> [Problem requirements] Please print exactly the lines below, from the start of the material up to and including the line with "import plotly.graph_objects as go", but none of the pictures.

> [Information provided]
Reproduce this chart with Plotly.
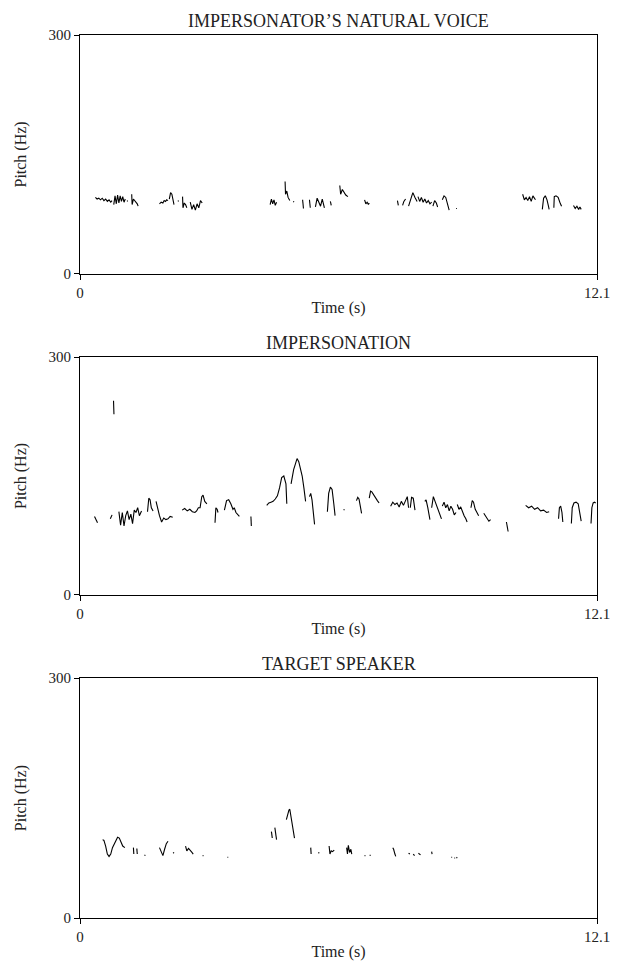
import plotly.graph_objects as go

# ---- data: pitch contours (time in s, pitch in Hz); None separates voiced segments ----
natural_t = [
    0.36, 0.40, 0.44, 0.48, 0.52, 0.56, 0.60, 0.64, 0.68, 0.72, 0.75, None,
    0.79, 0.82, 0.85, 0.88, 0.91, 0.94, 0.97, 1.00, 1.03, 1.06, None,
    1.10, 1.12, None,
    1.21, 1.22, 1.25, 1.28, 1.31, 1.34, 1.36, None,
    1.86, 1.90, 1.94, 1.97, 2.00, 2.03, 2.06, None,
    2.09, 2.12, 2.15, 2.18, 2.20, None,
    2.29, 2.31, None,
    2.40, 2.41, 2.44, 2.47, 2.50, None,
    2.58, 2.62, 2.66, 2.70, 2.74, 2.78, 2.82, 2.86, None,
    4.45, 4.48, 4.51, 4.54, 4.57, 4.60, None,
    4.80, 4.81, 4.84, 4.87, 4.91, None,
    4.99, 5.01, None,
    5.21, 5.22, 5.23, None,
    5.37, 5.39, None,
    5.51, 5.55, 5.59, 5.63, 5.67, 5.72, None,
    5.86, 5.88, None,
    6.08, 6.10, 6.14, 6.18, 6.22, 6.27, None,
    6.66, 6.69, 6.72, 6.75, 6.77, None,
    7.43, 7.45, None,
    7.55, 7.58, 7.62, None,
    7.69, 7.74, 7.79, 7.84, 7.89, None,
    7.91, 7.95, 7.99, 8.03, 8.07, 8.11, 8.15, 8.19, 8.23, None,
    8.26, 8.30, 8.34, 8.37, None,
    8.48, 8.52, 8.56, 8.60, 8.64, None,
    8.80, 8.82, None,
    10.36, 10.40, 10.44, 10.48, 10.52, 10.56, 10.60, 10.66, None,
    10.82, 10.85, 10.89, 10.93, 10.96, 10.98, None,
    11.09, 11.10, 11.14, 11.19, 11.23, 11.27, None,
    11.55, 11.59, 11.63, 11.67, 11.70, 11.73,
]
natural_hz = [
    96, 94, 95, 93, 95, 92, 94, 91, 93, 90, 92, None,
    87, 98, 88, 99, 89, 98, 91, 97, 90, 94, None,
    92, 91, None,
    100, 87, 94, 92, 90, 88, 85, None,
    88, 90, 89, 92, 91, 93, 92, None,
    94, 102, 100, 92, 87, None,
    92, 91, None,
    97, 83, 89, 87, 83, None,
    90, 81, 87, 80, 88, 83, 92, 89, None,
    87, 94, 88, 93, 86, 90, None,
    116, 100, 104, 96, 92, None,
    91, 90, None,
    93, 86, 82, None,
    93, 83, None,
    84, 95, 90, 85, 94, 83, None,
    91, 86, None,
    111, 100, 106, 102, 99, 97, None,
    93, 88, 90, 87, 89, None,
    92, 86, None,
    86, 91, 94, None,
    85, 95, 102, 96, 91, None,
    97, 91, 96, 90, 94, 89, 92, 88, 90, None,
    85, 92, 89, 84, None,
    93, 98, 96, 88, 80, None,
    82, 82, None,
    100, 93, 96, 92, 97, 91, 98, 93, None,
    81, 95, 98, 93, 86, 81, None,
    83, 97, 98, 96, 90, 85, None,
    86, 82, 85, 81, 84, 81,
]

imperson_t = [
    0.34, 0.37, 0.41, None,
    0.71, 0.75, None,
    0.785, 0.79, 0.795, None,
    0.91, 0.95, 0.99, 1.03, 1.07, 1.11, 1.15, 1.19, 1.23, 1.27, 1.31, 1.35, 1.39, 1.44, None,
    1.58, 1.61, 1.64, 1.67, 1.71, None,
    1.78, 1.81, 1.86, 1.91, 1.96, 2.01, 2.06, 2.11, 2.17, None,
    2.39, 2.45, 2.51, 2.57, 2.63, 2.69, 2.73, 2.77, 2.81, 2.85, 2.88, 2.92, 2.97, None,
    3.16, 3.18, 3.21, 3.23, None,
    3.38, 3.43, 3.48, 3.53, 3.58, 3.61, 3.65, 3.69, 3.73, None,
    4.00, 4.01, None,
    4.37, 4.42, 4.47, 4.52, 4.57, 4.62, 4.67, 4.72, 4.77, 4.80, 4.82, 4.84, None,
    4.94, 4.97, 5.00, 5.04, 5.08, 5.12, 5.16, 5.20, 5.24, 5.28, None,
    5.37, 5.40, 5.43, 5.46, 5.49, None,
    5.79, 5.82, 5.86, 5.90, 5.94, 5.97, None,
    6.17, 6.19, None,
    6.47, 6.50, 6.53, 6.56, 6.59, None,
    6.77, 6.80, 6.83, 6.87, 6.92, 6.96, 7.00, None,
    7.27, 7.32, 7.37, 7.42, 7.47, 7.52, 7.57, 7.62, 7.66, 7.69, None,
    7.73, 7.76, 7.80, 7.84, None,
    8.07, 8.10, 8.14, 8.19, None,
    8.23, 8.27, 8.31, 8.35, 8.39, 8.43, 8.46, None,
    8.48, 8.52, 8.56, 8.60, 8.64, 8.68, 8.72, 8.76, 8.80, None,
    8.83, 8.87, 8.91, 8.95, 8.99, 9.03, 9.06, None,
    9.15, 9.18, 9.21, 9.25, 9.29, 9.33, None,
    9.45, 9.49, 9.53, 9.57, 9.61, None,
    9.98, 10.00, 10.02, None,
    10.43, 10.50, 10.57, 10.64, 10.71, 10.78, 10.85, 10.92, 10.98, None,
    11.20, 11.22, 11.25, 11.28, 11.30, None,
    11.50, 11.52, 11.56, 11.61, 11.66, 11.70, 11.73, None,
    11.96, 11.98, 12.01, 12.04, 12.07,
]
imperson_hz = [
    99, 95, 91, None,
    96, 101, None,
    245, 236, 228, None,
    105, 88, 104, 87, 100, 106, 95, 102, 90, 107, 104, 110, 100, 106, None,
    105, 122, 120, 110, 106, None,
    118, 110, 100, 92, 97, 95, 96, 99, 98, None,
    107, 109, 106, 108, 105, 104, 106, 110, 110, 124, 126, 118, 115, None,
    91, 110, 108, 104, None,
    107, 119, 120, 115, 108, 110, 104, 101, 99, None,
    99, 87, None,
    113, 116, 117, 118, 121, 125, 135, 148, 150, 145, 140, 115, None,
    140, 150, 158, 165, 172, 168, 160, 150, 135, 118, None,
    124, 128, 120, 100, 89, None,
    105, 128, 136, 133, 115, 100, None,
    108, 107, None,
    119, 123, 121, 110, 103, None,
    122, 131, 130, 126, 122, 119, 116, None,
    112, 117, 114, 116, 111, 118, 113, 120, 124, 110, None,
    110, 123, 122, 107, None,
    118, 120, 110, 95, None,
    110, 124, 118, 112, 106, 100, 96, None,
    112, 117, 110, 114, 106, 112, 108, 101, 104, None,
    114, 108, 111, 104, 100, 96, 92, None,
    110, 119, 117, 108, 104, 100, None,
    103, 100, 97, 93, 95, None,
    92, 84, 80, None,
    113, 110, 112, 108, 110, 106, 107, 104, 105, None,
    96, 110, 112, 104, 92, None,
    90, 110, 116, 117, 115, 104, 93, None,
    90, 110, 116, 117, 116,
]

target_t = [
    0.53, 0.56, 0.60, 0.64, 0.68, 0.72, 0.76, 0.80, 0.84, 0.88, 0.92, 0.96, 1.00, 1.05, None,
    1.25, 1.26, None,
    1.33, 1.34, None,
    1.51, 1.53, None,
    1.86, 1.90, 1.94, 1.98, 2.02, 2.06, None,
    2.18, 2.20, None,
    2.47, 2.50, 2.54, 2.58, 2.62, 2.65, None,
    2.87, 2.89, None,
    3.45, 3.47, None,
    4.48, 4.50, None,
    4.56, 4.58, 4.60, None,
    4.83, 4.86, 4.89, 4.91, 4.94, 4.97, 5.00, 5.02, None,
    5.40, 5.41, None,
    5.58, 5.60, None,
    5.83, 5.85, 5.88, 5.91, 5.95, None,
    6.24, 6.26, 6.28, 6.31, 6.34, 6.36, None,
    6.66, 6.68, None,
    6.78, 6.80, None,
    7.32, 7.34, 7.37, 7.39, None,
    7.69, 7.72, None,
    7.80, 7.83, None,
    7.92, 7.97, None,
    8.23, 8.24, None,
    8.69, 8.71, None,
    8.76, 8.78, None,
    8.81, 8.83,
]
target_hz = [
    98, 97, 90, 80, 77, 80, 88, 92, 96, 101, 100, 94, 90, 88, None,
    88, 80, None,
    87, 80, None,
    79, 78, None,
    88, 82, 78, 86, 93, 96, None,
    82, 81, None,
    90, 84, 87, 85, 82, 80, None,
    78, 78, None,
    76, 76, None,
    108, 100, None,
    113, 105, 98, None,
    123, 130, 135, 136, 125, 115, 106, 100, None,
    88, 80, None,
    82, 81, None,
    90, 80, 84, 83, 85, None,
    88, 80, 91, 82, 86, 80, None,
    78, 78, None,
    79, 78, None,
    88, 86, 80, 77, None,
    81, 80, None,
    80, 78, None,
    81, 79, None,
    83, 80, None,
    76, 76, None,
    75, 75, None,
    76, 75,
]

panel_titles = ["IMPERSONATOR\u2019S NATURAL VOICE", "IMPERSONATION", "TARGET SPEAKER"]
x_ticks = [0, 12.1]
x_tick_text = ["0", "12.1"]
y_ticks = [0, 300]
y_tick_text = ["0", "300"]

series = [(natural_t, natural_hz), (imperson_t, imperson_hz), (target_t, target_hz)]

# ---- layout geometry (page body has an 8px margin) ----
BODY = 8
W, H = 630 - 2 * BODY, 977 - 2 * BODY
top_px, bot_px = 35 - BODY, 937 - BODY          # in figure coordinates
left_px, right_px = 77 - BODY, 606 - BODY
plot_h = bot_px - top_px
panels_px = [(35 - BODY, 279 - BODY), (364 - BODY, 607 - BODY), (692 - BODY, 937 - BODY)]
FONT = "Liberation Serif, Times New Roman, serif"
INK = "#222"

fig = go.Figure()
layout = dict(
    width=W, height=H,
    margin=dict(l=left_px, r=W - right_px, t=top_px, b=H - bot_px, pad=0),
    paper_bgcolor="white", plot_bgcolor="white",
    showlegend=False,
    font=dict(family=FONT, size=15, color=INK),
)

annotations = []
for i, ((tt, hh), title, (pt, pb)) in enumerate(zip(series, panel_titles, panels_px)):
    n = "" if i == 0 else str(i + 1)
    xa, ya = "x" + n, "y" + n
    fig.add_trace(go.Scatter(x=tt, y=hh, mode="lines", xaxis=xa, yaxis=ya,
                             line=dict(color="black", width=1.1),
                             connectgaps=False, hoverinfo="skip"))
    d0 = (bot_px - pb) / plot_h
    d1 = (bot_px - pt) / plot_h
    axis_common = dict(showline=True, linecolor="black", linewidth=1, mirror=True,
                       ticks="outside", ticklen=5, tickcolor="black", tickwidth=1,
                       showgrid=False, zeroline=False,
                       tickfont=dict(family=FONT, size=15, color=INK))
    layout["xaxis" + n] = dict(axis_common, domain=[0, 1], range=[0, 12.1],
                               tickvals=x_ticks, ticktext=x_tick_text,
                               anchor=ya,
                               title=dict(text="Time (s)", standoff=1,
                                          font=dict(family=FONT, size=16, color=INK)))
    layout["yaxis" + n] = dict(axis_common, domain=[d0, d1], range=[0, 300],
                               tickvals=y_ticks, ticktext=y_tick_text,
                               anchor=xa,
                               title=dict(text="Pitch (Hz)", standoff=17,
                                          font=dict(family=FONT, size=16, color=INK)))
    annotations.append(dict(text=title, xref="paper", yref="paper", x=0.5, y=d1,
                            xanchor="center", yanchor="bottom", yshift=2, showarrow=False,
                            font=dict(family=FONT, size=18, color=INK)))

layout["annotations"] = annotations
fig.update_layout(**layout)
fig.write_html("out.html")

> [Result for this task]
Reproduce this chart with Plotly.
import plotly.graph_objects as go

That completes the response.